A República - Cap. 3: Capítulo 3 Pág. 90 / 290

Ou achas que não é uma vergonha e uma grande prova de falta de educação ser forçado a recorrer a uma justiça fictícia e tornar os outros senhores e juízes do seu próprio direito, na falta de justiça pessoal?

- É a maior vergonha que existe! - disse ele.

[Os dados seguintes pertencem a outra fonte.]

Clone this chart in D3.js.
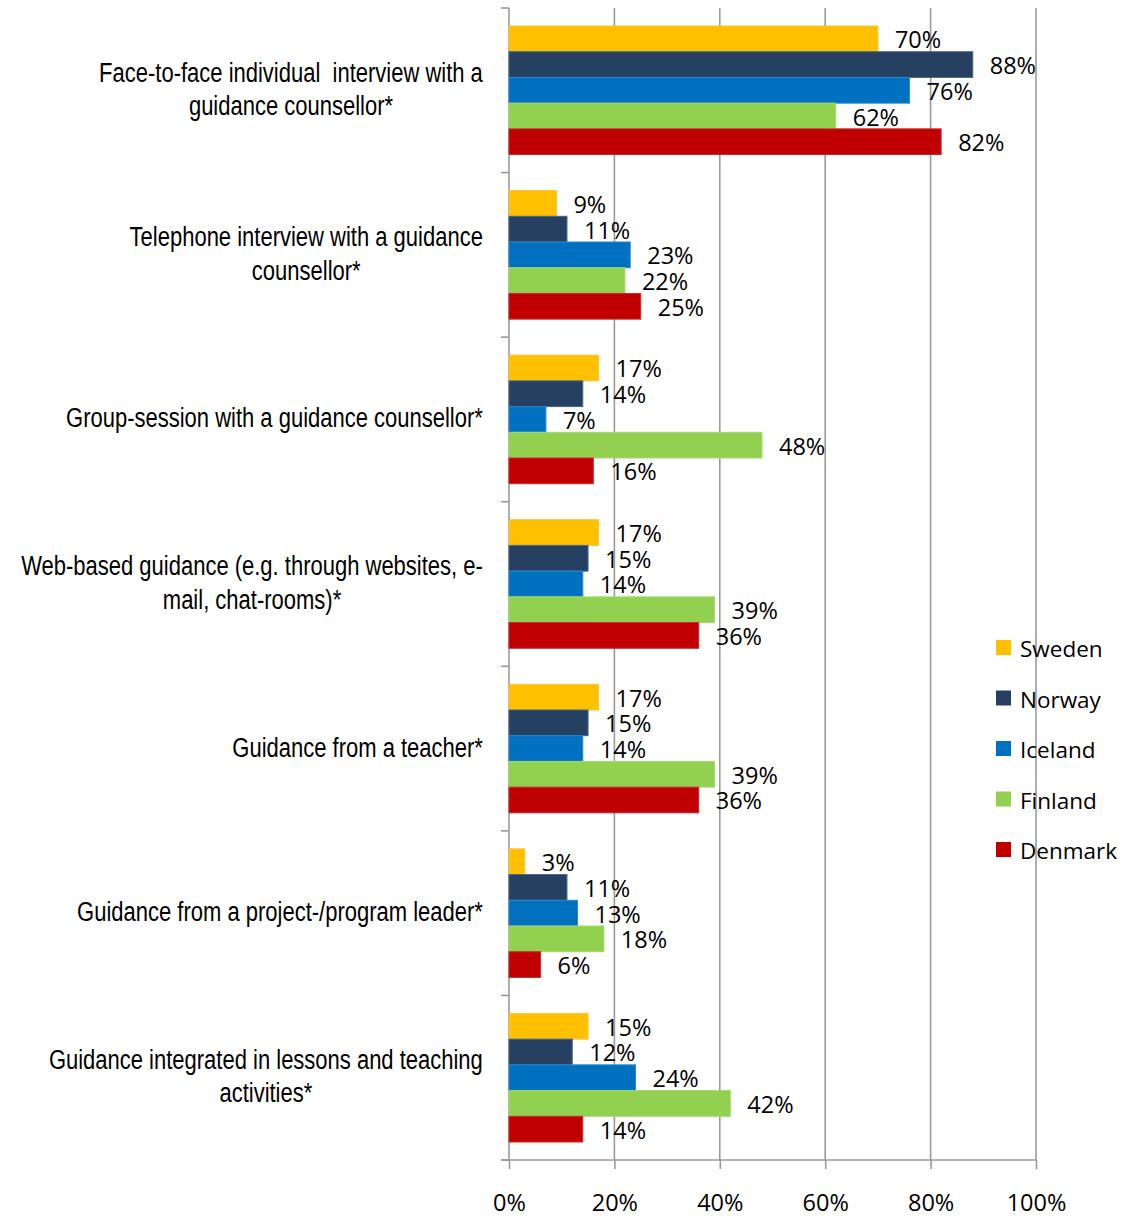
<!DOCTYPE html>
<html>
<head>
<meta charset="utf-8">
<script src="https://cdn.jsdelivr.net/npm/d3@7"></script>
<style>
  html, body { margin: 0; padding: 0; background: #fff; }
  svg { display: block; }
</style>
</head>
<body>
<svg id="chart" width="1137" height="1217"></svg>
<script>
// Categories (line breaks as drawn in the axis labels)
const categories = [
  "Face-to-face individual  interview with a\nguidance counsellor*",
  "Telephone interview with a guidance\ncounsellor*",
  "Group-session with a guidance counsellor*",
  "Web-based guidance (e.g. through websites, e-\nmail, chat-rooms)*",
  "Guidance from a teacher*",
  "Guidance from a project-/program leader*",
  "Guidance integrated in lessons and teaching\nactivities*"
];

const seriesNames = ["Sweden", "Norway", "Iceland", "Finland", "Denmark"];

// Share of respondents (%) per category, one array per country
const sweden  = [70,  9, 17, 17, 17,  3, 15];
const norway  = [88, 11, 14, 15, 15, 11, 12];
const iceland = [76, 23,  7, 14, 14, 13, 24];
const finland = [62, 22, 48, 39, 39, 18, 42];
const denmark = [82, 25, 16, 36, 36,  6, 14];

const tickValues = [0, 20, 40, 60, 80, 100];
const tickLabels = ["0%", "20%", "40%", "60%", "80%", "100%"];

const colors = ["#FFC000", "#254061", "#0070C0", "#92D050", "#C00000"];
const strokes = ["#F5C440", "#4A6587", "#2C86C9", "#A6D873", "#C82A2A"];

const seriesValues = [sweden, norway, iceland, finland, denmark];

const svg = d3.select("#chart");

const plot = { left: 509, right: 1036, top: 8, bottom: 1160 };
const gridColor = "#9A9A9A";
const labelFont = "'Open Sans', 'DejaVu Sans', sans-serif";
// narrow sans: Liberation Sans compressed horizontally
const catFont = "'Liberation Sans', Arial, sans-serif";
const narrow = 0.815;

const x = d3.scaleLinear().domain([0, 100]).range([plot.left, plot.right]);
const y = d3.scaleBand().domain(d3.range(categories.length))
  .range([plot.top, plot.bottom]).paddingInner(0).paddingOuter(0);
const yInner = d3.scaleBand().domain(d3.range(seriesNames.length))
  .range([0, y.bandwidth()]).paddingOuter(0.7).paddingInner(0);

// vertical gridlines
svg.append("g").selectAll("line")
  .data(tickValues.filter(d => d > 0))
  .join("line")
  .attr("x1", d => x(d)).attr("x2", d => x(d))
  .attr("y1", plot.top).attr("y2", plot.bottom)
  .attr("stroke", gridColor).attr("stroke-width", 1.6);

// bottom axis
const xAxis = d3.axisBottom(x).tickValues(tickValues).tickSize(9)
  .tickFormat((d, i) => tickLabels[i]);
const gx = svg.append("g").attr("transform", `translate(0,${plot.bottom})`).call(xAxis);
gx.select(".domain").remove();
gx.append("line").attr("x1", plot.left - 8).attr("x2", plot.right)
  .attr("y1", 0).attr("y2", 0).attr("stroke", gridColor).attr("stroke-width", 1.6);
gx.selectAll(".tick line").attr("stroke", gridColor).attr("stroke-width", 1.6);
gx.selectAll(".tick text").attr("fill", "#000")
  .attr("y", 51).attr("dy", 0)
  .style("font-family", labelFont).style("font-size", "23.5px");

// left axis line with boundary ticks between categories
const gy = svg.append("g");
gy.append("line").attr("x1", plot.left).attr("x2", plot.left)
  .attr("y1", plot.top).attr("y2", plot.bottom)
  .attr("stroke", gridColor).attr("stroke-width", 1.6);
gy.selectAll("line.bnd")
  .data(d3.range(categories.length + 1))
  .join("line").attr("class", "bnd")
  .attr("x1", plot.left - 8).attr("x2", plot.left)
  .attr("y1", i => i < categories.length ? y(i) : plot.bottom)
  .attr("y2", i => i < categories.length ? y(i) : plot.bottom)
  .attr("stroke", gridColor).attr("stroke-width", 1.6);

// bars
const groups = svg.append("g").selectAll("g")
  .data(categories)
  .join("g")
  .attr("transform", (d, i) => `translate(0,${y(i)})`);

groups.each(function (cat, ci) {
  const g = d3.select(this);
  seriesNames.forEach((s, si) => {
    const v = seriesValues[si][ci];
    g.append("rect")
      .attr("x", x(0))
      .attr("y", yInner(si))
      .attr("width", x(v) - x(0))
      .attr("height", yInner.bandwidth())
      .attr("fill", colors[si])
      .attr("stroke", strokes[si])
      .attr("stroke-width", 1);
  });
});

// value labels
groups.each(function (cat, ci) {
  const g = d3.select(this);
  seriesNames.forEach((s, si) => {
    const v = seriesValues[si][ci];
    g.append("text")
      .attr("x", x(v) + 17)
      .attr("y", yInner(si) + yInner.bandwidth() / 2 + 9.5)
      .attr("fill", "#000")
      .style("font-family", labelFont)
      .style("font-size", "23.5px")
      .text(v + "%");
  });
});

// category labels: lines centred within a block right-aligned to the axis
const catG = svg.append("g");
categories.forEach((cat, ci) => {
  const lines = cat.split("\n");
  const lineH = 33.5;
  const cy = y(ci) + y.bandwidth() / 2;
  const holder = catG.append("g");
  const t = holder.append("text")
    .attr("fill", "#000")
    .style("font-family", catFont)
    .style("font-size", "27px")
    .style("white-space", "pre")
    .attr("text-anchor", "middle");
  const spans = lines.map((ln, li) => t.append("tspan")
    .attr("x", 0)
    .attr("y", cy + (li - (lines.length - 1) / 2) * lineH + 8)
    .text(ln));
  const w = d3.max(spans.map(sp => sp.node().getComputedTextLength())) * narrow;
  const cx = 483 - w / 2;
  holder.attr("transform", `translate(${cx},0) scale(${narrow},1)`);
});

// legend
const legend = svg.append("g");
seriesNames.forEach((s, si) => {
  const ly = 640 + si * 50.5;
  legend.append("rect").attr("x", 996).attr("y", ly)
    .attr("width", 15).attr("height", 15).attr("fill", colors[si]);
  legend.append("text").attr("x", 1020).attr("y", ly + 17)
    .attr("fill", "#000")
    .style("font-family", labelFont).style("font-size", "22.5px")
    .text(s);
});
</script>
</body>
</html>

- Mas não achas que é uma vergonha ainda maior quando, não contentes com passarem a maior parte da vida nos tribunais a defender ou a intentar processos, as pessoas se vangloriam, por vulgaridade, de ser hábeis em cometer a injustiça, em poder usar todos os subterfúgios, fugir por todas as saídas e dobrar-se como o vime, para evitar o castigo? E isso por interesses mesquinhos e desprezíveis, porque não sabem quanto é mais belo e melhor ordenar a vida de modo a não ter necessidade de um juiz sonolento?

- Isso - concordou - é uma vergonha ainda maior.

- Por outro lado, recorrer à arte do médico, não para feridas ou para alguma dessas doenças próprias das estações, mas porque, sob o efeito da preguiça e do regime que descrevemos, se fica cheio de emanações e vapores como um pântano, e obrigar os subtis filhos de Asclépio a dar a essas doenças os nomes de «flatos» e «catarros», não é também uma coisa vergonhosa?

- Sim - respondeu -, e, realmente, trata-se de nomes de doenças novas e estranhas.

- As quais - repliquei - não existiam, creio eu, no tempo de Asclépio. Suponho-o porque, em Tróia, os seus filhos não censuraram a mulher que obrigou Eurípilo ferido a beber vinho pramniano polvilhado abundantemente de farinha de cevada e queijo ralado, o que parece inflamatório, assim como não desaprovaram o remédio de Pátroclo.

- Contudo, era - disse ele - uma beberagem bizarra para um homem naquele estado.

- Não - observei -, se reflectires que a medicina actual, que segue passo a passo as doenças, não foi praticada pelos Asclepíades antes da época de Heródico. Heródico era pedótribo; tornado valetudinário, combinou a ginástica com a medicina, o que serviu, primeiramente e sobretudo, para o atormentar e, em seguida, a muitos outros depois dele.

- Como, então? - perguntou.

-Preparando-lhe uma morte lenta - respondi. - Com efeito, como a sua doença era mortal, seguiu-a passo a passo, sem conseguir, julgo eu, curá-la; renunciando a qualquer outra ocupação, passou a vida a tratar-se, devorado de inquietação sempre que se afastava um pouco do regime habitual; deste modo, arrastando uma vida langorosa, chegou à velhice à força de engenho.